Dave, thank you for your perspectives on my piece. Yes, I did some statistical significance on this and that confirmed a number of the groups as having distinct behavior. I did not do column one and three because one can see their outcomes are much the same, so the statistical significance would have resulted in not significant. I am certain (see my disclaimer) that economic and political specialists can work out this information further and write volumes about this.
If you take a good look at the outcomes, then there is a bandwidth of outcomes that all systems seem to have in common. This points to the discussion we already had: any system can make the same political decision. But of course, they do not all do that. What the graph shows is that some systems (the ones with the winner-take-all component) can take matters to the extreme. In these two groups (column one and three), not all, but some do take it to the extremes.

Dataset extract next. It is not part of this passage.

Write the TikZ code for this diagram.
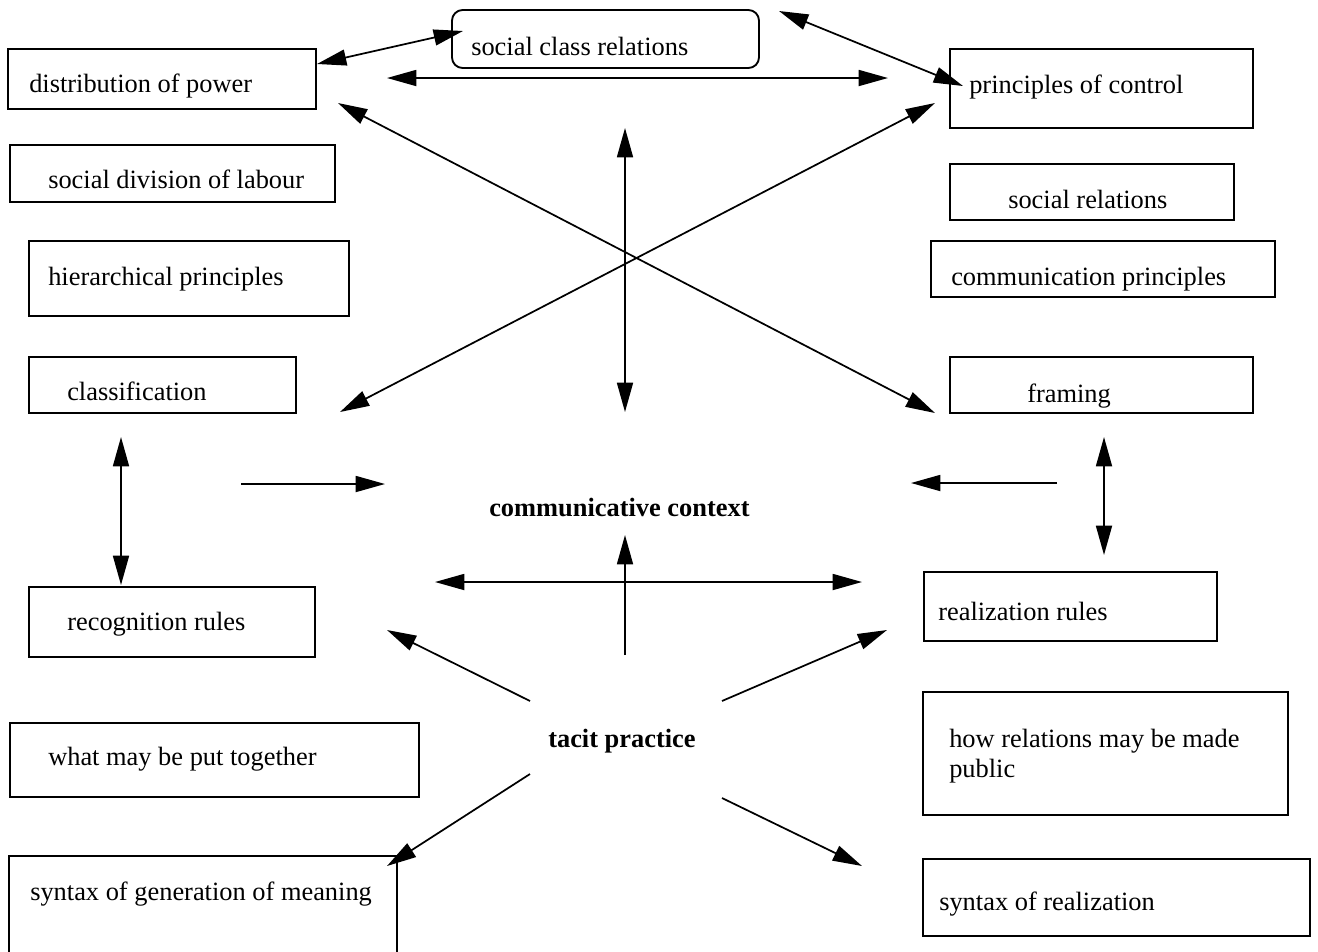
\documentclass[tikz,border=0pt]{standalone}
\usepackage{fontspec}
\setmainfont{Liberation Serif}
\usetikzlibrary{arrows.meta,fit}
\tikzset{
  >={Triangle[length=22pt,width=12pt]},
  box/.style={draw, line width=1.4pt, inner sep=0pt, fit={#1}},
  rbox/.style={draw, line width=1.4pt, inner sep=0pt, rounded corners=8pt, fit={#1}},
  txt/.style={anchor=base west, inner sep=0pt, font=\fontsize{19.8}{22}\selectfont, align=left},
  btxt/.style={anchor=base west, inner sep=0pt, font=\fontsize{19.8}{23}\selectfont\bfseries},
  conn/.style={line width=1.3pt}
}
\begin{document}
\begin{tikzpicture}[x=0.75pt,y=-0.75pt]
\useasboundingbox (0,0) rectangle (1318,951);
\clip (0,0) rectangle (1318,951);
% boxes
\node[box={(8,49) (316,109)}] (dist) {};
\node[rbox={(452,10) (759,68)}] (scr) {};
\node[box={(950,49) (1253,128)}] (poc) {};
\node[box={(10,145) (335,202)}] (sdl) {};
\node[box={(950,164) (1234,220)}] (sr) {};
\node[box={(29,241) (349,316)}] (hp) {};
\node[box={(931,241) (1275,297)}] (cp) {};
\node[box={(29,357) (296,413)}] (cls) {};
\node[box={(950,357) (1253,413)}] (frm) {};
\node[box={(29,587) (315,657)}] (rec) {};
\node[box={(924,572) (1217,641)}] (real) {};
\node[box={(10,723) (419,797)}] (wmp) {};
\node[box={(923,692) (1288,815)}] (how) {};
\node[box={(9,856) (397,990)}] (sgm) {};
\node[box={(923,859) (1310,936)}] (sor) {};
% texts
\node[txt] (tdist) at (29,92) {distribution of power};
\node[txt] (tscr) at (471,55) {social class relations};
\node[txt] (tpoc) at (969,93) {principles of control};
\node[txt] (tsdl) at (48,188) {social division of labour};
\node[txt] (tsr) at (1008,208) {social relations};
\node[txt] (thp) at (48,285) {hierarchical principles};
\node[txt] (tcp) at (951,285) {communication principles};
\node[txt] (tcls) at (67,400) {classification};
\node[txt] (tfrm) at (1027,402) {framing};
\node[txt] (trec) at (67,630) {recognition rules};
\node[txt] (treal) at (938,620) {realization rules};
\node[txt] (twmp) at (48,765) {what may be put together};
\node[txt] (thow) at (949,777) {how relations may be made\\public};
\node[txt] (tsgm) at (30,900) {syntax of generation of meaning};
\node[txt] (tsor) at (939,910) {syntax of realization};
\node[btxt] (cc) at (489,516) {communicative context};
\node[btxt] (tp) at (548,747) {tacit practice};
% arrow end points
\coordinate (a1s) at (317,64);  \coordinate (a1e) at (463,31);
\coordinate (a2s) at (387,78);  \coordinate (a2e) at (888,78);
\coordinate (a3s) at (779,11);  \coordinate (a3e) at (963,86);
\coordinate (a4s) at (340,412); \coordinate (a4e) at (935,103);
\coordinate (a5s) at (338,103); \coordinate (a5e) at (935,413);
\coordinate (a6s) at (625,128); \coordinate (a6e) at (625,412);
\coordinate (a7s) at (121,437); \coordinate (a7e) at (121,585);
\coordinate (a8s) at (1104,437); \coordinate (a8e) at (1104,555);
\coordinate (a9s) at (241,484); \coordinate (a9e) at (385,484);
\coordinate (a10s) at (435,582); \coordinate (a10e) at (862,582);
\coordinate (a11s) at (625,655); \coordinate (a11e) at (625,535);
\coordinate (a12s) at (530,701); \coordinate (a12e) at (387,630);
\coordinate (a13s) at (722,701); \coordinate (a13e) at (887,630);
\coordinate (a14s) at (530,774); \coordinate (a14e) at (387,866);
\coordinate (a15s) at (722,798); \coordinate (a15e) at (862,866);
\coordinate (a16s) at (1057,483); \coordinate (a16e) at (911,483);
% connectors
\draw[conn,<->] (a1s) -- (a1e);
\draw[conn,<->] (a2s) -- (a2e);
\draw[conn,<->] (a3s) -- (a3e);
\draw[conn,<->] (a4s) -- (a4e);
\draw[conn,<->] (a5s) -- (a5e);
\draw[conn,<->] (a6s) -- (a6e);
\draw[conn,<->] (a7s) -- (a7e);
\draw[conn,<->] (a8s) -- (a8e);
\draw[conn,->] (a9s) -- (a9e);
\draw[conn,<->] (a10s) -- (a10e);
\draw[conn,->] (a11s) -- (a11e);
\draw[conn,->] (a12s) -- (a12e);
\draw[conn,->] (a13s) -- (a13e);
\draw[conn,->] (a14s) -- (a14e);
\draw[conn,->] (a15s) -- (a15e);
\draw[conn,->] (a16s) -- (a16e);
\end{tikzpicture}
\end{document}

Canada and the US systems are nothing alike, but there is a good amount of mutual influence and common history. The good part for Canada is that it has two empowered political layers, whereas the US has three. Column three and five in the graphs show that having that extra layer creates an opportunity for the elite to influence the outcome. As the French say: the more things change, the more they stay the same. Had Canada had a president, then it would probably be very similar to the US with probably a solidification of just two parties.
Your point about presidents is well taken. It was difficult for me to review each and every nation in how far the president yielded real power. Not many people know that Germany has a president. If that person speaks up (i.e. rarely ever) everyone takes note. I am certain that the more political power a president has, the more the elite ends up receiving in their pockets. There may be a good president every now and then, but this person will be followed up by three ‘bad’ ones. It is the third layer that can warp the outcomes, and Canada has that third layer on paper, but not in daily effects.
Correlation. First off, as the writer, I have the freedom to declare what I see. But what I tend to do is look for the ground features and that supports my perspectives. In this case, the ground feature is the system in place. The ground feature is definitively not wealth distribution. There is no confusion possible about that; I hope you can see that. Questions are good, but what is solid should be recognized as solid (but see disclaimer).
The dial one can discover among all is the dial of political and economic freedom; some nations provide much, others little, and yet others tinker with one and not the other.
Despite my strong writing, I am not hooked on proportional voting; I care about the results. But what proportional voting delivers is:
A/ a seat at the political table for everyone and
B/ political diversity
These are extremely important systemic features for political and economic emancipation. In Canada, you’re lucky because B happens to fall into place. The local bulwarks are separated out geographically far from each other, resulting in location-specific outcomes. You definitively do not have A, so people are politically suppressed and that is why Canada is rather far removed from the actual results of the Nordic nations. It does poorly compared to the actual results in Scandinavia, but Canada looks (very) good in the Americas.
In the US, a nation without A or B, I see a good amount of serfdom because there is no real escape from the 2 parties in the 3 federal layers. Many people vote for one party because they dislike the other party; that’s not freedom of choice of course, and it shows in the results. The ones in power (in the seats or behind the curtains) can hit the bottom of society with more power than in nations that have A and B, because the bottom has virtually no seats, no true representation. There is an enormous opportunity to ignore, and this ignorance is visible in the results.
TDG is district voting, Dave. It is winner-takes-all. My prediction for Canada putting it in place is that it will allow more political colors at the local level (a good thing, because more parties lead to smarter outcomes), because voters may be able to refine the outcome (but equally possible may end up with mediocre ‘leaders’ instead). At the larger levels I do not see any change. TDG does not address the national discomfort of voters not being able to express themselves fully.
Dave, my pleasure having discussed this with you both in this new article and the previous article. Thank you very much, and much luck with further promoting TDG. Please note that Sociocracy has a global network; they are very much organized. Since TDG only addresses the local reality, there is a good chance your reason for promoting TDG is already addressed with a process of sociocratic decision making (again, I am not a fan). Thank you, Dave.